## What needs to be done
Both end lines count: copy exactly from the line that contains "Clone this chart in matplotlib." to the line that contains "s.set_visible(False)", and only those lines.

## Listed entries

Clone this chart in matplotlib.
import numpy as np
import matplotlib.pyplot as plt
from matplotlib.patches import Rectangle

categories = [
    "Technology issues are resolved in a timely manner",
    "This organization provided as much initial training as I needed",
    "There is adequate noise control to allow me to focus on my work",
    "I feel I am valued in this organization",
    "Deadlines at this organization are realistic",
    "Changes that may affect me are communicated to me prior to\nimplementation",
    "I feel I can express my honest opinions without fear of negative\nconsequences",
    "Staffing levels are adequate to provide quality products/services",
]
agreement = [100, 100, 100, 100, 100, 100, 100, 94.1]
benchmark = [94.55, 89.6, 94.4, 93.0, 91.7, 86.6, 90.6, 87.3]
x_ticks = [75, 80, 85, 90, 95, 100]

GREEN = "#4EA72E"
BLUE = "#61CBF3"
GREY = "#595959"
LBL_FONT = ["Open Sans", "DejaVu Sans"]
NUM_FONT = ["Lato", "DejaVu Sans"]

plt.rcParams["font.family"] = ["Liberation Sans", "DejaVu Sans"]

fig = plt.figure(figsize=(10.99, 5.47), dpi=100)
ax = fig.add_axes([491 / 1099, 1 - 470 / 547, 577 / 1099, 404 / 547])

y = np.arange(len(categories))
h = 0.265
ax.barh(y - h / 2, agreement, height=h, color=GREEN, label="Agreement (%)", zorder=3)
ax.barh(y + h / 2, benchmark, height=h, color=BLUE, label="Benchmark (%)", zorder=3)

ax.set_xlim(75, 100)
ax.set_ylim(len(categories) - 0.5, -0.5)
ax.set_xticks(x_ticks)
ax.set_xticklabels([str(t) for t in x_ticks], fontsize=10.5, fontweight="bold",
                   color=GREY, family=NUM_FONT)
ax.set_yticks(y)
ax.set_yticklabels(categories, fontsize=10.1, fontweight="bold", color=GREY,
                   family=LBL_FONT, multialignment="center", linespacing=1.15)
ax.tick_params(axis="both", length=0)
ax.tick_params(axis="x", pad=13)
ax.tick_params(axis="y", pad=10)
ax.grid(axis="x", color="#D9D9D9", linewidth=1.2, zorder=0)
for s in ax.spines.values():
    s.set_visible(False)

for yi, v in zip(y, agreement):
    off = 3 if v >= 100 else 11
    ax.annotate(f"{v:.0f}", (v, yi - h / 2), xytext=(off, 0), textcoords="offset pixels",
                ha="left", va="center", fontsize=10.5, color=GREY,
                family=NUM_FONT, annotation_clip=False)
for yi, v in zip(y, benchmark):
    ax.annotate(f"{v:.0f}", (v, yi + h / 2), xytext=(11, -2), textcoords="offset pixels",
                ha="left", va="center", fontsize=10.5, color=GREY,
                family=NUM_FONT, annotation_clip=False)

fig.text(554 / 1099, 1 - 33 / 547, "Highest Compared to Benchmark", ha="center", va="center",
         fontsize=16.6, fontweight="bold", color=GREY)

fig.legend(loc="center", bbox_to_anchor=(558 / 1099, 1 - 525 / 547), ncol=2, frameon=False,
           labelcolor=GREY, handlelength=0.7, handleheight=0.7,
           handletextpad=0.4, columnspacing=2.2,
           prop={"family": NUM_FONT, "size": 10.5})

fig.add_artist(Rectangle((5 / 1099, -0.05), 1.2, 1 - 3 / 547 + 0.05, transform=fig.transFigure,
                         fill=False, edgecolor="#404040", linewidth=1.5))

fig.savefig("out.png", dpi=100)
--
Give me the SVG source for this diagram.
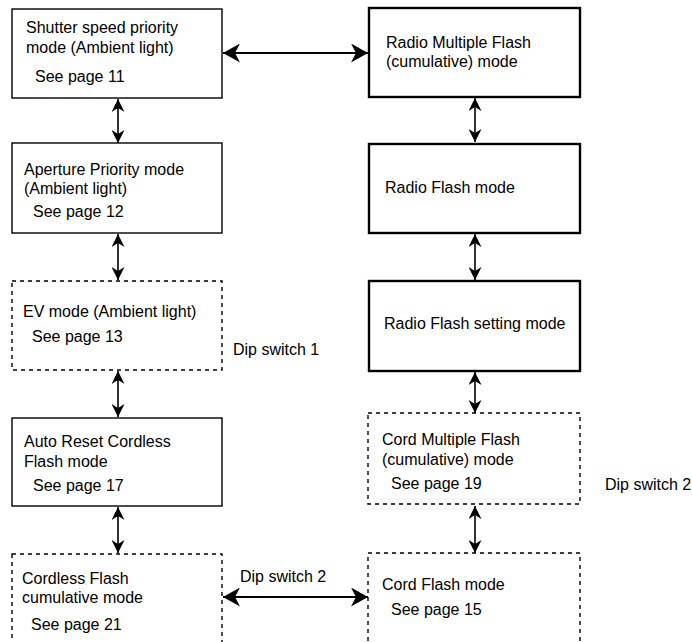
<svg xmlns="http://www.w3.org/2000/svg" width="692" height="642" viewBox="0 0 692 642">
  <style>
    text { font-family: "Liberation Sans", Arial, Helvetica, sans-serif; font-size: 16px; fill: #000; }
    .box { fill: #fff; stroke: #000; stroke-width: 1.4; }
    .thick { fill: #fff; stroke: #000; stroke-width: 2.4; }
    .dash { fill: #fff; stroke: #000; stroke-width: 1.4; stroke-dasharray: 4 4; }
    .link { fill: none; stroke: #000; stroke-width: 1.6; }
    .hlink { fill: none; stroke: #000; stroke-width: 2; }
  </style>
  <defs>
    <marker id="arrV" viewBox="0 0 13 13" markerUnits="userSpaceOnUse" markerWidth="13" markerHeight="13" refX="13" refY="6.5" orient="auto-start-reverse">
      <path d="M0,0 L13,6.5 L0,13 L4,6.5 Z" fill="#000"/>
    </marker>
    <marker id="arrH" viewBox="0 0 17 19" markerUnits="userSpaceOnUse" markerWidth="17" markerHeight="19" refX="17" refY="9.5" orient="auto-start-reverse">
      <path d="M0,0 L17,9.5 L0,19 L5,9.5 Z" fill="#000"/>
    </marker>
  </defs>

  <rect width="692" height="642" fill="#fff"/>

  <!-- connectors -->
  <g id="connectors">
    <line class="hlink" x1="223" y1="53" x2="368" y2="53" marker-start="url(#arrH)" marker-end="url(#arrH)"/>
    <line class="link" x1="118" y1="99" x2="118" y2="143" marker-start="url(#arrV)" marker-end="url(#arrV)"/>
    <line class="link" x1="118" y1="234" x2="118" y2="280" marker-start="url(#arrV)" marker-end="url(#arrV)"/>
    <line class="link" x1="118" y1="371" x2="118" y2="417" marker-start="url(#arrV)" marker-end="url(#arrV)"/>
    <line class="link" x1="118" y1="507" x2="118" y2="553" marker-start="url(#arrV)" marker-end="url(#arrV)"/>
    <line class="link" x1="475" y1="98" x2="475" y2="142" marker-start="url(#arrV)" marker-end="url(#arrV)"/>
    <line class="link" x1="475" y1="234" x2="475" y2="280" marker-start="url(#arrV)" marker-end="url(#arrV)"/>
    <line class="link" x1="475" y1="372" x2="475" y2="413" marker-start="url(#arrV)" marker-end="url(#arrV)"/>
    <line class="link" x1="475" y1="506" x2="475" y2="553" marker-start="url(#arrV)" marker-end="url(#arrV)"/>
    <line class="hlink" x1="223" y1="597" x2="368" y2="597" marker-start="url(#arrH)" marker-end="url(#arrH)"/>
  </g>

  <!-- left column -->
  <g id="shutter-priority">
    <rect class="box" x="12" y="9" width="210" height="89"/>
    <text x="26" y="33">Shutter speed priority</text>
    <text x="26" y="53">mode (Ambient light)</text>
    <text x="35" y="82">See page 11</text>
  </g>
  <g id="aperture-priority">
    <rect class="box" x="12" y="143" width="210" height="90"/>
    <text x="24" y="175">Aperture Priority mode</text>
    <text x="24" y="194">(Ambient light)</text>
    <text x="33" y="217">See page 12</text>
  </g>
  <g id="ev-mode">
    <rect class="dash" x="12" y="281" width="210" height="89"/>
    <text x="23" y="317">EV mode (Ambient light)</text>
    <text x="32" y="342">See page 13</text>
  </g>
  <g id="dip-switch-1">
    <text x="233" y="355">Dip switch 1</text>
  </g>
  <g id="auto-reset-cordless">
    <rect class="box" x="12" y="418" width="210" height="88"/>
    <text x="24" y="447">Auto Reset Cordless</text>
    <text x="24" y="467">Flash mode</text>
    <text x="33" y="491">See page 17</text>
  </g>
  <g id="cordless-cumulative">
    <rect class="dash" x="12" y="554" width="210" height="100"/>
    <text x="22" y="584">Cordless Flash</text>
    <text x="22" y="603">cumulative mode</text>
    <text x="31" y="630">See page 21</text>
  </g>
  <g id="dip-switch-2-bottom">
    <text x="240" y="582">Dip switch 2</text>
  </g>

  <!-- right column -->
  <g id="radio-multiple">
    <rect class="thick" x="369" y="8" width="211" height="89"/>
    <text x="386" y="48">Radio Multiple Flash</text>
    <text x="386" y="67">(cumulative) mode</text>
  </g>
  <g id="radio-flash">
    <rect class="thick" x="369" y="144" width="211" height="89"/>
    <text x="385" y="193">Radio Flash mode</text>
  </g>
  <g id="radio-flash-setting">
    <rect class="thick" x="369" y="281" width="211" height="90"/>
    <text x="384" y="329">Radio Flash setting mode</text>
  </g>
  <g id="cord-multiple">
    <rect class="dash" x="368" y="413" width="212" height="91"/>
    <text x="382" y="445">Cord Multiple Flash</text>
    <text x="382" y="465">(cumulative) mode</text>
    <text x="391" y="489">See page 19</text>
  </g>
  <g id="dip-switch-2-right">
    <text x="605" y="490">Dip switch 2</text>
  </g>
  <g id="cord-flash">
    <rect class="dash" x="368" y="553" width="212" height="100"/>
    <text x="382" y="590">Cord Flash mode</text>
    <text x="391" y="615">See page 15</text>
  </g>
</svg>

## Task output
Clone this chart in matplotlib.
import numpy as np
import matplotlib.pyplot as plt
from matplotlib.patches import Rectangle

categories = [
    "Technology issues are resolved in a timely manner",
    "This organization provided as much initial training as I needed",
    "There is adequate noise control to allow me to focus on my work",
    "I feel I am valued in this organization",
    "Deadlines at this organization are realistic",
    "Changes that may affect me are communicated to me prior to\nimplementation",
    "I feel I can express my honest opinions without fear of negative\nconsequences",
    "Staffing levels are adequate to provide quality products/services",
]
agreement = [100, 100, 100, 100, 100, 100, 100, 94.1]
benchmark = [94.55, 89.6, 94.4, 93.0, 91.7, 86.6, 90.6, 87.3]
x_ticks = [75, 80, 85, 90, 95, 100]

GREEN = "#4EA72E"
BLUE = "#61CBF3"
GREY = "#595959"
LBL_FONT = ["Open Sans", "DejaVu Sans"]
NUM_FONT = ["Lato", "DejaVu Sans"]

plt.rcParams["font.family"] = ["Liberation Sans", "DejaVu Sans"]

fig = plt.figure(figsize=(10.99, 5.47), dpi=100)
ax = fig.add_axes([491 / 1099, 1 - 470 / 547, 577 / 1099, 404 / 547])

y = np.arange(len(categories))
h = 0.265
ax.barh(y - h / 2, agreement, height=h, color=GREEN, label="Agreement (%)", zorder=3)
ax.barh(y + h / 2, benchmark, height=h, color=BLUE, label="Benchmark (%)", zorder=3)

ax.set_xlim(75, 100)
ax.set_ylim(len(categories) - 0.5, -0.5)
ax.set_xticks(x_ticks)
ax.set_xticklabels([str(t) for t in x_ticks], fontsize=10.5, fontweight="bold",
                   color=GREY, family=NUM_FONT)
ax.set_yticks(y)
ax.set_yticklabels(categories, fontsize=10.1, fontweight="bold", color=GREY,
                   family=LBL_FONT, multialignment="center", linespacing=1.15)
ax.tick_params(axis="both", length=0)
ax.tick_params(axis="x", pad=13)
ax.tick_params(axis="y", pad=10)
ax.grid(axis="x", color="#D9D9D9", linewidth=1.2, zorder=0)
for s in ax.spines.values():
    s.set_visible(False)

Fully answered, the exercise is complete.